— BEGIN Data segment —

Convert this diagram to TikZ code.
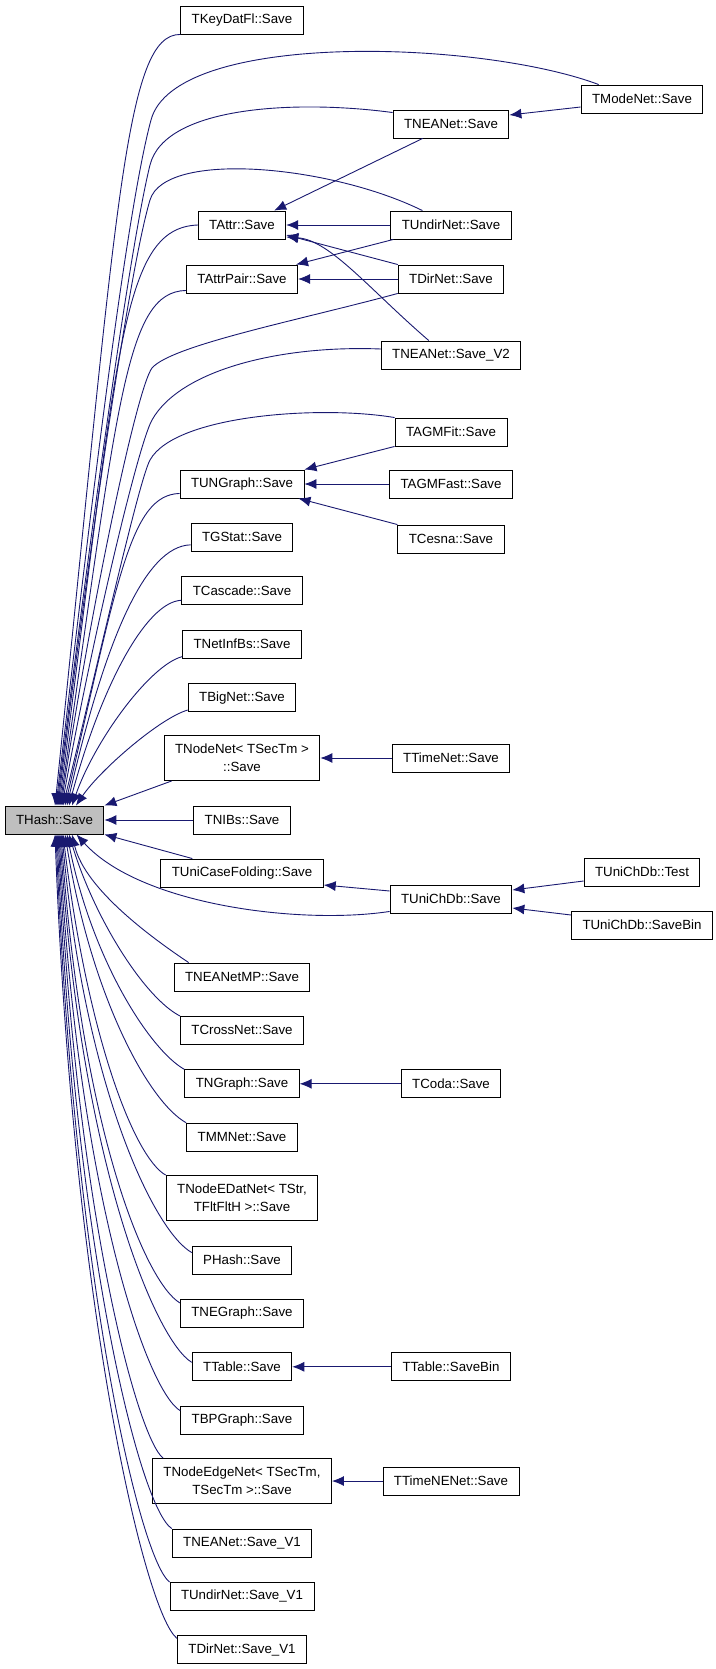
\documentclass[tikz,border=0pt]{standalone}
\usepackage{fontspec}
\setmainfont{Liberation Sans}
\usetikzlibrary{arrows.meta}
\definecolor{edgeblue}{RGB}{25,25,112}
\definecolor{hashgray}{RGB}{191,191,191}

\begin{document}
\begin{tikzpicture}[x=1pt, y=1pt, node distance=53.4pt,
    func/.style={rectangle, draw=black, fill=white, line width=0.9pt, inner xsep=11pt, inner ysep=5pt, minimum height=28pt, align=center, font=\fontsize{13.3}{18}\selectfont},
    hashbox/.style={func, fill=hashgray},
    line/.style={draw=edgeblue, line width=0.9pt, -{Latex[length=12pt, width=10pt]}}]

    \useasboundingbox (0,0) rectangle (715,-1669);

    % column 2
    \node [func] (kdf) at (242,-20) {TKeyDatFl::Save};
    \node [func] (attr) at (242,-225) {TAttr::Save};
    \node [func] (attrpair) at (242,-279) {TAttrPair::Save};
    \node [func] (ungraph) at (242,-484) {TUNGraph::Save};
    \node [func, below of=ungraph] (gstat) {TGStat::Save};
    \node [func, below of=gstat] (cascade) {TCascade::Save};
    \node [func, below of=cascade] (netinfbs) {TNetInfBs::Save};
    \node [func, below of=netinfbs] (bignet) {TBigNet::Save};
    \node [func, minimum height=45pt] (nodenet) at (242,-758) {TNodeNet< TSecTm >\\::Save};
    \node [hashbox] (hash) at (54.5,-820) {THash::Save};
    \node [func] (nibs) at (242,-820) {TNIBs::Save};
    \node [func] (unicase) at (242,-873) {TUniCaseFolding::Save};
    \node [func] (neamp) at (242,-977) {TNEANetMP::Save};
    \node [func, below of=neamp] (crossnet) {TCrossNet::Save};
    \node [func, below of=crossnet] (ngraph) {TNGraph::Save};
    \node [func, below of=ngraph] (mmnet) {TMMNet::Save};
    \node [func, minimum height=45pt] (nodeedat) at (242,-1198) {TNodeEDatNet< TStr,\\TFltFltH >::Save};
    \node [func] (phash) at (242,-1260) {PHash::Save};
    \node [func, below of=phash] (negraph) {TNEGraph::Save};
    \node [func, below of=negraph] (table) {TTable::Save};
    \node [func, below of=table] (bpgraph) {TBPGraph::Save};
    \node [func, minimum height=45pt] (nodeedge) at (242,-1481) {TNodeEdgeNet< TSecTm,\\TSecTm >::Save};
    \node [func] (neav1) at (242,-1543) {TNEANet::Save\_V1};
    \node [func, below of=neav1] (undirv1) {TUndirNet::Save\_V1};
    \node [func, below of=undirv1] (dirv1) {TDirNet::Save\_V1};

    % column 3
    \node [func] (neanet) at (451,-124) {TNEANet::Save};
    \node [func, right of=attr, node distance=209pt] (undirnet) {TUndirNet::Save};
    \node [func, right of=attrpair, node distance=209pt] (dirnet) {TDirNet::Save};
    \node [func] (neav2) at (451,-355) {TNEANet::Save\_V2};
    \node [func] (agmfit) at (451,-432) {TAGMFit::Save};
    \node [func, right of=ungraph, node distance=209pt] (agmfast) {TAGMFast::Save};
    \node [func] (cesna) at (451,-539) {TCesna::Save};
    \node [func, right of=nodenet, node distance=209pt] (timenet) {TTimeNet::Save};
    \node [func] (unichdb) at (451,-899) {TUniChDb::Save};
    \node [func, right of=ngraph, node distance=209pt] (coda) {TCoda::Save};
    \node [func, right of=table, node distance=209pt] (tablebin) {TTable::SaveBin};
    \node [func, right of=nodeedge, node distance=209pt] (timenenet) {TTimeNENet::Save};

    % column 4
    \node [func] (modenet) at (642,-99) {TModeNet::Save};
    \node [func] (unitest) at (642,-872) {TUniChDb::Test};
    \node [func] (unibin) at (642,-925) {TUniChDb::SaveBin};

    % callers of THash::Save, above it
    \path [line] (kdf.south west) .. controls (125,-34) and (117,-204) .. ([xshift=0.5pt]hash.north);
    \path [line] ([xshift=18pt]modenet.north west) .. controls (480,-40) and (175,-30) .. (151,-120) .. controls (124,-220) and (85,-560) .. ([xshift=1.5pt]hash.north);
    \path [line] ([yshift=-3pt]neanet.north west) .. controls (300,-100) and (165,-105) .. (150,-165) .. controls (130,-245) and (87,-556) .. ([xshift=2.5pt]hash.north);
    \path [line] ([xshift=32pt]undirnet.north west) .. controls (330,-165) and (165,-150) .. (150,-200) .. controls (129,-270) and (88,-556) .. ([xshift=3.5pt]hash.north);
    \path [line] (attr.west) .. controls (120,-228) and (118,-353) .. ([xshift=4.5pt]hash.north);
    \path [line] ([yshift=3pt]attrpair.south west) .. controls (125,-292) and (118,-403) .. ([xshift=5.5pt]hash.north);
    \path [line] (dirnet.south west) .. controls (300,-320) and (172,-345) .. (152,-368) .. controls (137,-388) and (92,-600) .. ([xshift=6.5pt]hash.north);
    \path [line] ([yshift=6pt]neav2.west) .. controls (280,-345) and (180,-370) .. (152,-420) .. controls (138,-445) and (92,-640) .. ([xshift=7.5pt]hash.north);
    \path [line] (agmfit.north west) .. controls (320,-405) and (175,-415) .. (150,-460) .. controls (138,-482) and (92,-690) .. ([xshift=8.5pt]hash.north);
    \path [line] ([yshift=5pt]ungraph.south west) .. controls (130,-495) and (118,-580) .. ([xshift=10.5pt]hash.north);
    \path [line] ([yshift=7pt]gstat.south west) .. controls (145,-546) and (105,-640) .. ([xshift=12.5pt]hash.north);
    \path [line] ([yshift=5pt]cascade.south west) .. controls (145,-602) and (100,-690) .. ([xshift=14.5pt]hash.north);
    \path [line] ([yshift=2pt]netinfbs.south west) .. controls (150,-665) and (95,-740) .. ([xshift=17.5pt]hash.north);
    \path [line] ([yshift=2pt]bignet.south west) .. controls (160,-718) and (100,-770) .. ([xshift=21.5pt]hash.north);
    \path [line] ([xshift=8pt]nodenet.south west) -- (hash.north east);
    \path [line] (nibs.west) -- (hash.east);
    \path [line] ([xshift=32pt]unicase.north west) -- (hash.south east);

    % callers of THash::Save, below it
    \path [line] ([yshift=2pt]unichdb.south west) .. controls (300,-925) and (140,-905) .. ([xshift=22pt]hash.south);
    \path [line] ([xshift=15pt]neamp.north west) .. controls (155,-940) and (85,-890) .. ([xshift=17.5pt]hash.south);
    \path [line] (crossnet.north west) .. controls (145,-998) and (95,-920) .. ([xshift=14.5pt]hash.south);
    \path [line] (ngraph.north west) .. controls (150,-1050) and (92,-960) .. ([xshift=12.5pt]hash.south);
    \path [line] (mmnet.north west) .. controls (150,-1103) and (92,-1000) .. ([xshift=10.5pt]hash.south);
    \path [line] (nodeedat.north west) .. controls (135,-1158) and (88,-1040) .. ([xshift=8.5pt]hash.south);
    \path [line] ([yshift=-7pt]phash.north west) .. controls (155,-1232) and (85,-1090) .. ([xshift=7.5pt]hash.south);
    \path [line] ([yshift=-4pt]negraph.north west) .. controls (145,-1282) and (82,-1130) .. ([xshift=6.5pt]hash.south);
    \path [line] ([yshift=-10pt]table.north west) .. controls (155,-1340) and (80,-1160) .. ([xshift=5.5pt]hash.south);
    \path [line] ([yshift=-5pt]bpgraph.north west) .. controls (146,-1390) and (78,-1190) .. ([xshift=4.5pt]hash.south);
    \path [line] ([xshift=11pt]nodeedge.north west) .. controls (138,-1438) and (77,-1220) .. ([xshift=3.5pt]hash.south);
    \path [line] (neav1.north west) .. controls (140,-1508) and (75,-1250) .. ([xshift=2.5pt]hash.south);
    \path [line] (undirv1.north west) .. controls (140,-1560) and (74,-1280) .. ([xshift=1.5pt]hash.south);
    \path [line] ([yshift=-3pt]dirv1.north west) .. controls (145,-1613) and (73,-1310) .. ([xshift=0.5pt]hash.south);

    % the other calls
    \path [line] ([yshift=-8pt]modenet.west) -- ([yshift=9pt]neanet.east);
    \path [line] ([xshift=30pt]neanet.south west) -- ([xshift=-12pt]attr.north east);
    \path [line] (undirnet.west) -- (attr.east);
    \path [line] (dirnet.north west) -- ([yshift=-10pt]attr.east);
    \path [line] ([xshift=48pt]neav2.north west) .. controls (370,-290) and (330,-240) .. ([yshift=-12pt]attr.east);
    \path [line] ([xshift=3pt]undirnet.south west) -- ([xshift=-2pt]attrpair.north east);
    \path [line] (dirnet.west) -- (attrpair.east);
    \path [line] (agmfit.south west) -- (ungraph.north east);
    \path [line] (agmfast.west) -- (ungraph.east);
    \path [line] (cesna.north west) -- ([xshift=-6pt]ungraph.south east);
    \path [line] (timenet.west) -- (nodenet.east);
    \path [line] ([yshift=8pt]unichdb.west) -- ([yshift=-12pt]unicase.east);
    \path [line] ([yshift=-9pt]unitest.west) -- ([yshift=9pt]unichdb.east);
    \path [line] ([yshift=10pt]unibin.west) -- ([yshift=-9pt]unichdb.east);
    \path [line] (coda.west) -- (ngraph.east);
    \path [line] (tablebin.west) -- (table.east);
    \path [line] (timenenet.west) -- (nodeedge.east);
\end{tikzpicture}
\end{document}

— END Data segment —

Directions: Reproduce the material above exactly, first line through the line that contains "(0,0) rectangle (715,-1669);", minus the pictures.

Solution to the exercise:
Convert this diagram to TikZ code.
\documentclass[tikz,border=0pt]{standalone}
\usepackage{fontspec}
\setmainfont{Liberation Sans}
\usetikzlibrary{arrows.meta}
\definecolor{edgeblue}{RGB}{25,25,112}
\definecolor{hashgray}{RGB}{191,191,191}

\begin{document}
\begin{tikzpicture}[x=1pt, y=1pt, node distance=53.4pt,
    func/.style={rectangle, draw=black, fill=white, line width=0.9pt, inner xsep=11pt, inner ysep=5pt, minimum height=28pt, align=center, font=\fontsize{13.3}{18}\selectfont},
    hashbox/.style={func, fill=hashgray},
    line/.style={draw=edgeblue, line width=0.9pt, -{Latex[length=12pt, width=10pt]}}]

    \useasboundingbox (0,0) rectangle (715,-1669);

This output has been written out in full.